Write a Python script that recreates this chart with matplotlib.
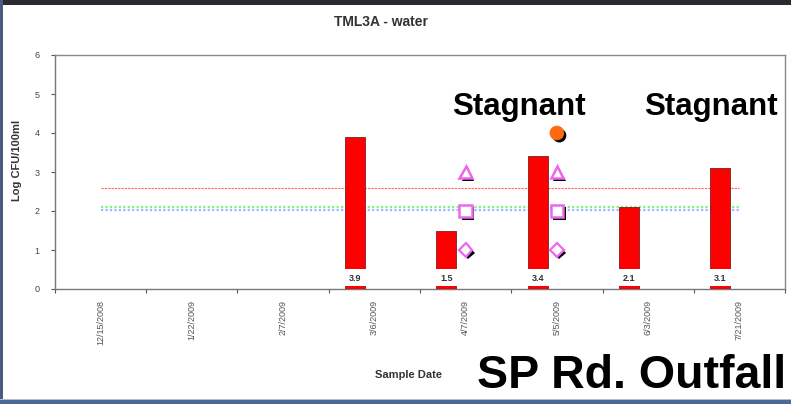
import matplotlib
matplotlib.use("Agg")
import matplotlib.pyplot as plt
import matplotlib.patheffects as pe
from matplotlib.patches import Rectangle
import numpy as np

plt.rcParams['font.family'] = ['Liberation Sans', 'DejaVu Sans']

dates = ["12/15/2008", "1/22/2009", "2/7/2009", "3/6/2009", "4/7/2009",
         "5/5/2009", "6/3/2009", "7/21/2009"]
bar_values = [np.nan, np.nan, np.nan, 3.9, 1.5, 3.4, 2.1, 3.1]
triangle_vals = [np.nan, np.nan, np.nan, np.nan, 3.0, 3.0, np.nan, np.nan]
square_vals = [np.nan, np.nan, np.nan, np.nan, 2.0, 2.0, np.nan, np.nan]
diamond_vals = [np.nan, np.nan, np.nan, np.nan, 1.0, 1.0, np.nan, np.nan]
circle_vals = [np.nan, np.nan, np.nan, np.nan, np.nan, 4.0, np.nan, np.nan]
red_line = [2.6] * 8
green_line = [2.1] * 8
blue_line = [2.03] * 8

W, H = 791, 404
fig = plt.figure(figsize=(W / 100, H / 100), dpi=100)
fig.patch.set_facecolor('white')

# frame bands
fig.patches.append(Rectangle((0, 1 - 5 / H), 1, 5 / H, transform=fig.transFigure,
                             facecolor='#2c2a30', edgecolor='none', zorder=0))
fig.patches.append(Rectangle((0, 0), 3 / W, 1, transform=fig.transFigure,
                             facecolor='#4a5a80', edgecolor='none', zorder=0))
fig.patches.append(Rectangle((0, 0), 1, 4 / H, transform=fig.transFigure,
                             facecolor='#4a6898', edgecolor='none', zorder=0))
fig.patches.append(Rectangle((0, 4 / H), 1, 1.5 / H, transform=fig.transFigure,
                             facecolor='#b8bcc4', edgecolor='none', zorder=0))

ax = fig.add_axes([55 / W, 1 - 289 / H, (785 - 55) / W, (289 - 55) / H])
x = np.arange(len(dates))
bar_off = -0.21
bar_w = 0.22

vals = np.array(bar_values, dtype=float)
ax.bar(x + bar_off, vals, width=bar_w, color='#ff0000', edgecolor='#7a2020',
       linewidth=0.6, zorder=3)
# white label backgrounds at bar bases
mask = ~np.isnan(vals)
ax.bar((x + bar_off)[mask], [0.43] * mask.sum(), bottom=0.08, width=bar_w + 0.02,
       color='white', edgecolor='none', zorder=4)
for xi, v in zip(x + bar_off, vals):
    if not np.isnan(v):
        ax.text(xi, 0.28, f"{v:.1f}", ha='center', va='center', fontsize=6.5,
                fontweight='bold', color='#333333', zorder=5)

ax.plot(x, red_line, color='#ff6060', linestyle=(0, (2, 1)), linewidth=0.8, zorder=2)
ax.plot(x, green_line, color='#80f080', linestyle=(0, (1, 1)), linewidth=1.6, zorder=2)
ax.plot(x, blue_line, color='#99bbff', linestyle=(0, (1, 1)), linewidth=1.6, zorder=2)

shadow = [pe.SimplePatchShadow(offset=(1.8, -1.8), shadow_rgbFace='black', alpha=1.0),
          pe.Normal()]
ax.plot(x, triangle_vals, linestyle='none', marker='^', markersize=9,
        markerfacecolor='white', markeredgecolor='#ee66ee', markeredgewidth=1.8,
        zorder=6, path_effects=shadow)
ax.plot(x, square_vals, linestyle='none', marker='s', markersize=9,
        markerfacecolor='white', markeredgecolor='#ee66ee', markeredgewidth=1.8,
        zorder=6, path_effects=shadow)
ax.plot(x, diamond_vals, linestyle='none', marker='D', markersize=7,
        markerfacecolor='white', markeredgecolor='#ee66ee', markeredgewidth=1.6,
        zorder=6, path_effects=shadow)
ax.plot(x, circle_vals, linestyle='none', marker='o', markersize=10,
        markerfacecolor='#ff6a10', markeredgecolor='#ff6a10', markeredgewidth=0.5,
        zorder=6, path_effects=shadow)

ax.set_xlim(-0.5, len(dates) - 0.5)
ax.set_ylim(0, 6)
ax.set_yticks(range(0, 7))
ax.tick_params(axis='y', labelsize=6.5, length=3, width=0.8, colors='#555555',
               labelcolor='#444444', pad=8)
ax.set_xticks(x)
ax.set_xticklabels(dates, rotation=90, fontsize=6.5, color='#555555')
ax.tick_params(axis='x', length=0, pad=8)
ax.set_xticks(np.arange(-0.5, len(dates) + 0.5, 1), minor=True)
ax.tick_params(axis='x', which='minor', length=3, width=0.8, colors='#555555')
for s in ax.spines.values():
    s.set_color('#888888')
    s.set_linewidth(1.0)
ax.spines['bottom'].set_color('#777777')
ax.spines['left'].set_color('#777777')

fig.text(381 / W, 1 - 22 / H, "TML3A - water", ha='center', va='center',
         fontsize=10, fontweight='bold', color='#333333')
fig.text(17 / W, 1 - 160 / H, "Log CFU/100ml", rotation=90, ha='center', va='center',
         fontsize=8, fontweight='bold', color='#333333')
fig.text(409 / W, 1 - 375 / H, "Sample Date", ha='center', va='center',
         fontsize=8, fontweight='bold', color='#333333')

fig.text(519 / W, 1 - 115 / H, "Stagnant", ha='center', va='baseline',
         fontsize=22.5, fontweight='bold', color='black')
fig.text(711 / W, 1 - 115 / H, "Stagnant", ha='center', va='baseline',
         fontsize=22.5, fontweight='bold', color='black')
fig.text(477 / W, 1 - 388 / H, "SP Rd. Outfall", ha='left', va='baseline',
         fontsize=33.5, fontweight='bold', color='black')

fig.savefig("out.png", dpi=100)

**To do:**
How many of the lines above include the word "matplotlib"? Respond with the number alone.

**Result for this exercise:**
6